This guide covers practical, in-browser checks anyone can run in under two minutes.
Why AI Faces Are Hard to Spot in 2026
Older "fake face" detection advice (asymmetric earrings, garbled background text, six fingers) is increasingly outdated. Modern diffusion models routinely produce:
- Symmetric, anatomically correct features
- Coherent backgrounds and clothing
- Realistic skin texture and microexpressions
- Convincing lighting and depth-of-field
That said, no generator is perfect. Telltale signs still leak through, especially when you know where to look.
Visual Tells That Still Work
1. Eyes and Pupils
- Pupils that aren't perfectly round
- Catchlights (reflected highlights) that disagree between the two eyes — meaning each eye looks like it's lit from a slightly different direction
- Iris patterns that look painted rather than fibrous
2. Teeth, Hair, and Edges
- Teeth that fade into each other or have inconsistent spacing
- Hair that dissolves into the background instead of resolving into individual strands
- Earrings that don't match left and right
- Glasses with frames that don't connect cleanly across the bridge
3. Background Geometry
- Lines that should be straight but bend (door frames, window sashes, tile grout)
- Text on signs, books, or clothing that becomes unreadable noise
- People in the background with mangled faces or hands
4. Lighting Direction
Trace where the dominant light source is. On a real photo, every reflection — eyes, skin, jewelry, background — agrees. AI images frequently disagree by a few degrees.
Tools That Help
No single tool is definitive. Stack several:
- Reverse image search (Google Images, TinEye, Yandex) — if a "person's" face has zero history online, that's a red flag.
- Reverse face search — search the face across the public web. Genuine people leave a trail across multiple sites and years; AI-generated faces typically don't.
- Image metadata inspection — paste the file into a viewer like exifdata.com.
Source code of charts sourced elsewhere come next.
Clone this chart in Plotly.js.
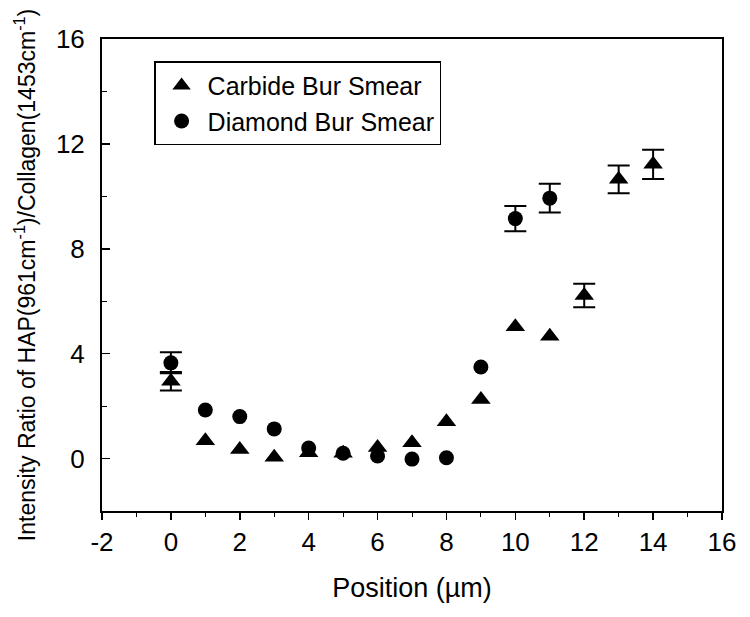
<!DOCTYPE html>
<html>
<head>
<meta charset="utf-8">
<script src="https://cdn.plot.ly/plotly-3.0.1.min.js"></script>
<style>html,body{margin:0;padding:0;background:#fff;}#chart{width:750px;height:617px;}</style>
</head>
<body>
<div id="chart"></div>
<script>
const positions = [0, 1, 2, 3, 4, 5, 6, 7, 8, 9, 10, 11, 12, 13, 14];
const carbideValues = [2.95, 0.68, 0.35, 0.05, 0.22, 0.2, 0.42, 0.6, 1.4, 2.25, 5.03, 4.66, 6.22, 10.65, 11.22];
const diamondPositions = [0, 1, 2, 3, 4, 5, 6, 7, 8, 9, 10, 11];
const diamondValues = [3.65, 1.85, 1.6, 1.13, 0.4, 0.2, 0.1, -0.02, 0.03, 3.49, 9.15, 9.93];
// error bars (only the points that show them)
const carbideErrPositions = [0, 12, 13, 14];
const carbideErrValues = [2.95, 6.22, 10.65, 11.22];
const carbideErrors = [0.35, 0.45, 0.53, 0.56];
const diamondErrPositions = [0, 10, 11];
const diamondErrValues = [3.65, 9.15, 9.93];
const diamondErrors = [0.4, 0.48, 0.55];
const seriesNames = ["Carbide Bur Smear", "Diamond Bur Smear"];
const xTickVals = [-2, 0, 2, 4, 6, 8, 10, 12, 14, 16];
const xTickText = ["-2", "0", "2", "4", "6", "8", "10", "12", "14", "16"];
const xTitle = "Position (µm)";
const yTitle = "Intensity Ratio of HAP(961cm<sup>-1</sup>)/Collagen(1453cm<sup>-1</sup>)";

const FONT = "Liberation Sans, Arial, sans-serif";
const errStyle = {type: "data", visible: true, color: "#000", thickness: 2, width: 11};

const traces = [
  {
    x: carbideErrPositions, y: carbideErrValues, type: "scatter", mode: "markers", showlegend: false,
    marker: {size: 1, opacity: 0}, error_y: Object.assign({array: carbideErrors}, errStyle)
  },
  {
    x: diamondErrPositions, y: diamondErrValues, type: "scatter", mode: "markers", showlegend: false,
    marker: {size: 1, opacity: 0}, error_y: Object.assign({array: diamondErrors}, errStyle)
  },
  {
    x: positions, y: carbideValues, name: seriesNames[0], type: "scatter", mode: "markers",
    marker: {symbol: "triangle-up", size: 17, color: "#000"}
  },
  {
    x: diamondPositions, y: diamondValues, name: seriesNames[1], type: "scatter", mode: "markers",
    marker: {symbol: "circle", size: 15, color: "#000"}
  }
];

const layout = {
  width: 750, height: 617,
  margin: {l: 102, r: 28, t: 39, b: 106},
  paper_bgcolor: "#fff", plot_bgcolor: "#fff",
  font: {family: FONT, color: "#000", size: 24},
  showlegend: true,
  legend: {
    x: 0.084, y: 0.953, xanchor: "left", yanchor: "top",
    bordercolor: "#000", borderwidth: 1.5, bgcolor: "#fff",
    font: {family: FONT, size: 25, color: "#000"},
    itemwidth: 42, tracegroupgap: 0
  },
  xaxis: {
    range: [-2, 16], tickmode: "array", tickvals: xTickVals, ticktext: xTickText,
    showgrid: false, zeroline: false,
    showline: true, linecolor: "#000", linewidth: 2, mirror: true,
    ticks: "outside", ticklen: 7, tickwidth: 1.5, tickcolor: "#000",
    minor: {dtick: 1, tick0: 0, ticks: "outside", ticklen: 4, tickwidth: 1, tickcolor: "#000"},
    tickfont: {family: FONT, size: 26, color: "#000"},
    title: {text: xTitle, font: {family: FONT, size: 27, color: "#000"}, standoff: 22}
  },
  yaxis: {
    range: [-2, 16], dtick: 4, tick0: 0,
    showgrid: false, zeroline: false,
    showline: true, linecolor: "#000", linewidth: 2, mirror: true,
    ticks: "inside", ticklen: 8, tickwidth: 1.5, tickcolor: "#000",
    minor: {dtick: 2, ticks: "inside", ticklen: 5, tickwidth: 1, tickcolor: "#000"},
    ticklabelstandoff: 10,
    tickfont: {family: FONT, size: 26, color: "#000"},
    title: {text: yTitle, font: {family: FONT, size: 23, color: "#000"}, standoff: 14}
  }
};

Plotly.newPlot("chart", traces, layout, {displayModeBar: false, staticPlot: true});
</script>
</body>
</html>
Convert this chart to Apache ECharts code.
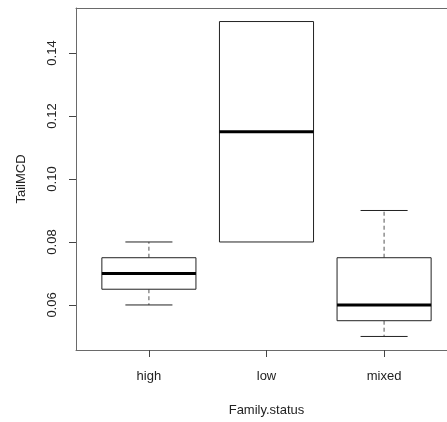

Real camera photos usually carry EXIF (camera model, lens, GPS, timestamps). AI tools strip or leave only generator metadata.
- C2PA Content Credentials — the Coalition for Content Provenance and Authenticity (Adobe, Microsoft, BBC, others) embeds tamper-evident provenance into images. Tools like Content Credentials' verifier read these tags. Adoption is growing across major camera makers.
- Specialized detectors — academic and commercial detectors exist (e.g., research from MIT Media Lab and the DARPA Semantic Forensics (SemaFor) program), but accuracy varies and degrades quickly as generators improve. Treat them as one signal, not a verdict.
A 60-Second Practical Workflow
- Right-click → reverse image search the photo on Google Images and Yandex.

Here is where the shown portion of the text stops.